Australia is currently undertaking a review of its national immunisation strategy, the first since it was established in 1993.

There’s been quite a bit of comment in the media lately about parents who refuse to allow their children to be vaccinated, helped along by Adele Horin’s recent column in the SMH.

It’s a reminder that the national strategy needs to make communications with the public a key priority.

Judging by the experiences in the UK and USA, we will be in for some major challenges if a vaccine scare gets traction in Australia.

The UK has been hit hard by publicity about the unproven theory linking MMR vaccination to autism. Despite an abundance of research negating these claims, UK vaccination rates are still down and they now have a major measles epidemic with two deaths.

Meanwhile, US officials are concerned they may be reaching a tipping point with early indications of an expansion in the proportion of people who claim exemptions from vaccination.

A country can afford to have about 5% of children not up to date with vaccination. But any more, and there will be enough susceptible to give diseases like measles a foothold. In the US, one strategy has been to involve consumers in policy forums and daringly, representatives of lobby groups who are active and vocal in their criticism of vaccine programs.

Earlier this month, I attended three meetings in Washington DC which sought to hear input from stakeholders on policy matters regarding vaccine safety, autism and communication.

In the US, they do democracy well. Each meeting was open to the public, many of whom represented lobby groups with major concerns over vaccines.

There seemed a genuine willingness among government, vaccine experts and parent lobby groups to come together, look beyond the differences and focus on the common ground of child health.

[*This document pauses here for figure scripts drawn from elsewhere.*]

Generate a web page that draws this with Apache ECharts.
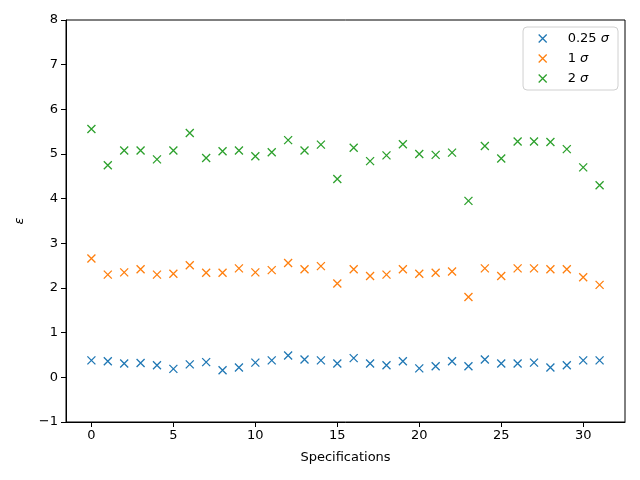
<!DOCTYPE html>
<html>
<head>
<meta charset="utf-8">
<script src="https://cdn.jsdelivr.net/npm/echarts@6/dist/echarts.min.js"></script>
<style>html,body{margin:0;padding:0;background:#fff}#c{width:640px;height:480px}</style>
</head>
<body>
<div id="c"></div>
<script>
const specs = Array.from({length: 32}, (_, i) => i);
const s025 = [0.38,0.36,0.31,0.32,0.27,0.19,0.29,0.34,0.16,0.22,0.33,0.38,0.49,0.40,0.38,0.31,
              0.43,0.31,0.27,0.36,0.20,0.25,0.36,0.25,0.40,0.31,0.31,0.33,0.22,0.27,0.38,0.38];
const s1 = [2.66,2.30,2.35,2.42,2.30,2.32,2.51,2.34,2.34,2.44,2.35,2.40,2.56,2.42,2.49,2.10,
            2.42,2.27,2.30,2.42,2.32,2.34,2.37,1.80,2.44,2.27,2.44,2.44,2.42,2.42,2.24,2.07];
const s2 = [5.56,4.75,5.08,5.08,4.88,5.08,5.47,4.91,5.06,5.08,4.95,5.04,5.31,5.08,5.21,4.44,
            5.14,4.84,4.97,5.22,5.00,4.98,5.03,3.95,5.18,4.90,5.28,5.28,5.27,5.11,4.70,4.30];
const xTicks = [0,5,10,15,20,25,30];
const names = ['0.25 σ','1 σ','2 σ'];
const colors = ['#1f77b4','#ff7f0e','#2ca02c'];
const xMark = 'path://M0,0L10,10M10,0L0,10';
const font = 'DejaVu Sans';
const fmt = v => String(v).replace('-', '\u2212');

const series = [s025, s1, s2].map((arr, k) => ({
  name: names[k],
  type: 'scatter',
  symbol: xMark,
  symbolSize: 8,
  data: arr.map((v, i) => [specs[i], v]),
  itemStyle: {color: 'rgba(0,0,0,0)', borderColor: colors[k], borderWidth: 1.3, opacity: 1},
  emphasis: {disabled: true}
}));

const chart = echarts.init(document.getElementById('c'), null, {renderer: 'canvas'});
chart.setOption({
  animation: false,
  backgroundColor: '#fff',
  textStyle: {fontFamily: font},
  grid: {left: 66, right: 15, top: 20, bottom: 58, show: true, borderColor: '#000', borderWidth: 1, backgroundColor: 'transparent'},
  xAxis: {
    type: 'value', min: -1.55, max: 32.55,
    name: 'Specifications', nameLocation: 'middle', nameGap: 29,
    nameTextStyle: {fontFamily: font, fontSize: 13, color: '#000'},
    axisLine: {show: true, onZero: false, lineStyle: {color: '#000', width: 1}},
    axisTick: {show: true, inside: false, length: 5, lineStyle: {color: '#000'}, customValues: xTicks},
    axisLabel: {show: true, margin: 7, fontFamily: font, fontSize: 13, color: '#000', customValues: xTicks, formatter: fmt},
    splitLine: {show: false}
  },
  yAxis: {
    type: 'value', min: -1, max: 8, interval: 1,
    name: 'ε', nameLocation: 'middle', nameGap: 40, nameRotate: 90,
    nameTextStyle: {fontFamily: font, fontSize: 13, color: '#000', fontStyle: 'italic'},
    axisLine: {show: true, onZero: false, lineStyle: {color: '#000', width: 1}},
    axisTick: {show: true, inside: false, length: 5, lineStyle: {color: '#000'}},
    axisLabel: {show: true, margin: 8, fontFamily: font, fontSize: 13, color: '#000', formatter: fmt},
    splitLine: {show: false}
  },
  legend: {
    orient: 'vertical', right: 22, top: 27,
    backgroundColor: '#fff', borderColor: '#d0d0d0', borderWidth: 1, borderRadius: 4,
    padding: [5, 9, 5, 15], itemGap: 7, itemWidth: 8, itemHeight: 8,
    icon: xMark,
    itemStyle: {color: 'rgba(0,0,0,0)', borderWidth: 1.3},
    data: names,
    formatter: n => { const p = n.split(' '); return p[0] + ' {i|' + p[1] + '}'; },
    textStyle: {fontFamily: font, fontSize: 13, color: '#000', padding: [0, 0, 0, 16],
      rich: {i: {fontFamily: font, fontSize: 13, fontStyle: 'italic', color: '#000'}}}
  },
  series: series
});
</script>
</body>
</html>
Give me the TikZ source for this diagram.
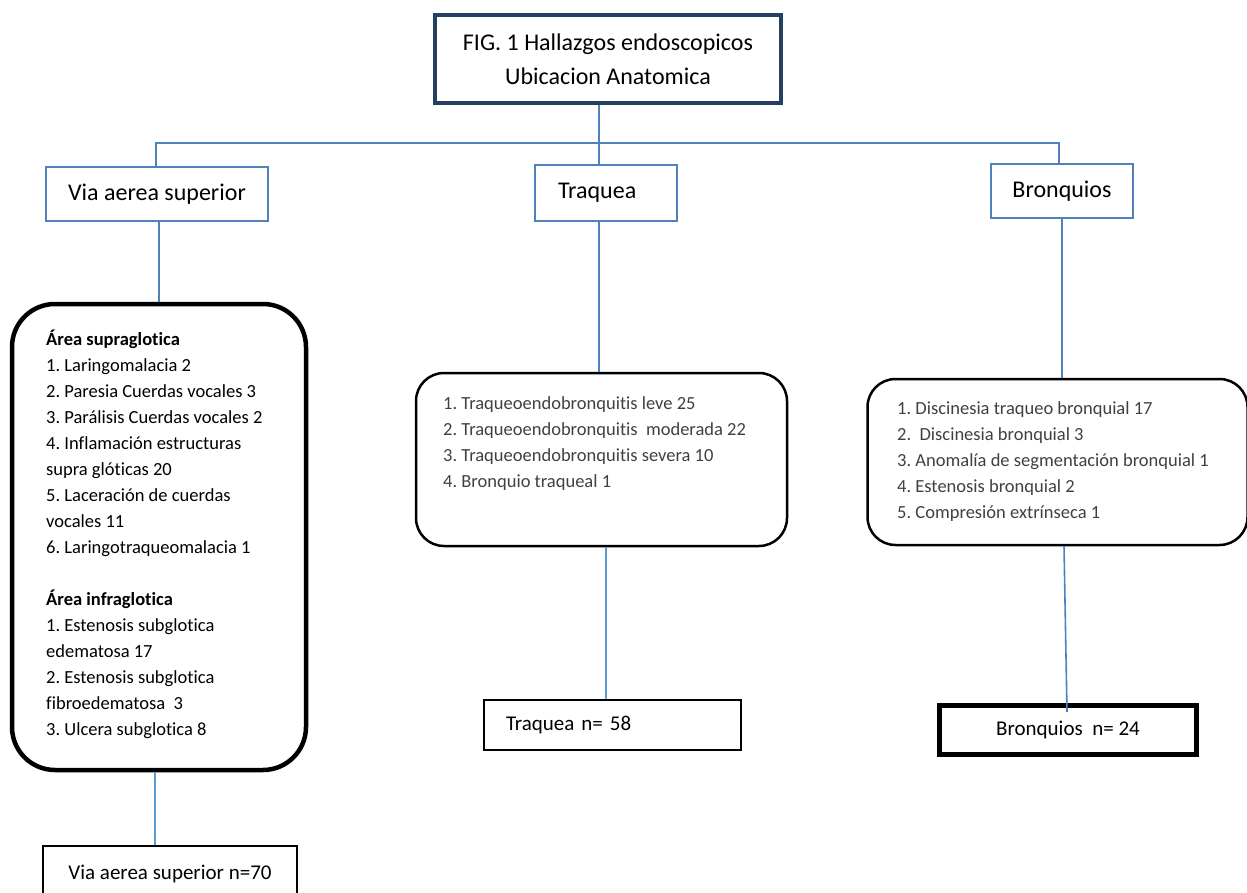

Samuel Katz, the developer of the measles vaccine who is widely considered to be the “grandfather” of vaccination in the USA, and Louis Cooper, former president of the American Academy of Pediatrics, backed up parent groups calls for further funding of vaccine safety research and better public engagement.

Australian health authorities need to keep an ear to the ground on what the general public is thinking and doing with regards vaccination. To date, we’ve been unaffected by vaccine safety scares from overseas but the very expansion of our successful vaccination program brings unique challenges.

New vaccines regularly join an already crowded childhood schedule in a context of concern about the sheer number of vaccines given to children. Also, other target groups — teenagers, pregnant women, older adults — are increasingly being vaccinated.

To manage communication if a vaccine scare hits this country, we must be prepared with a coordinated, cohesive and thoughtful response which engages all relevant groups. This includes health professionals, government, vaccine manufacturers and most importantly the public.

It’s often assumed that the 2-3% of Australian parents who refuse vaccines are merely misinformed and that, with a good dose of science, will see the error of their ways. But deeper issues are at play, including distrust in government, rejection of orthodox medicine, and the back to nature idyll. An abundance of research shows vaccine refusers to be firm in their resolve and hard to change.

We shouldn’t invest our efforts in convincing them but with ensuring others do not follow suit with the next vaccine scare.

To do this, we need to back up our health professionals, the cornerstone of immunisation delivery. Parents trust health professionals when it comes to immunisation advice. Committed and confident health professionals ensure that children are offered the right vaccines at the right time.

It is my belief that the erosion of health professional confidence is the tipping point by which public concern becomes vaccine refusal and lowered rates. Supporting health professionals is a sound and efficient investment in maintaining public confidence in safe and effective vaccines.

There are challenges ahead as vaccines increasingly become a victim of their own success. The national review now underway should ensure we are prepared for when, not if, Australia encounters a vaccine safety scare that really does threaten our vaccination rates.

Julie Leask is a Conjoint Senior Lecturer with the School of Public Health and Discipline of Paediatrics and Child Health, University of Sydney. She also leads the social research program at the National Centre for Immunisation Research and Surveillance. This piece represents her own opinions.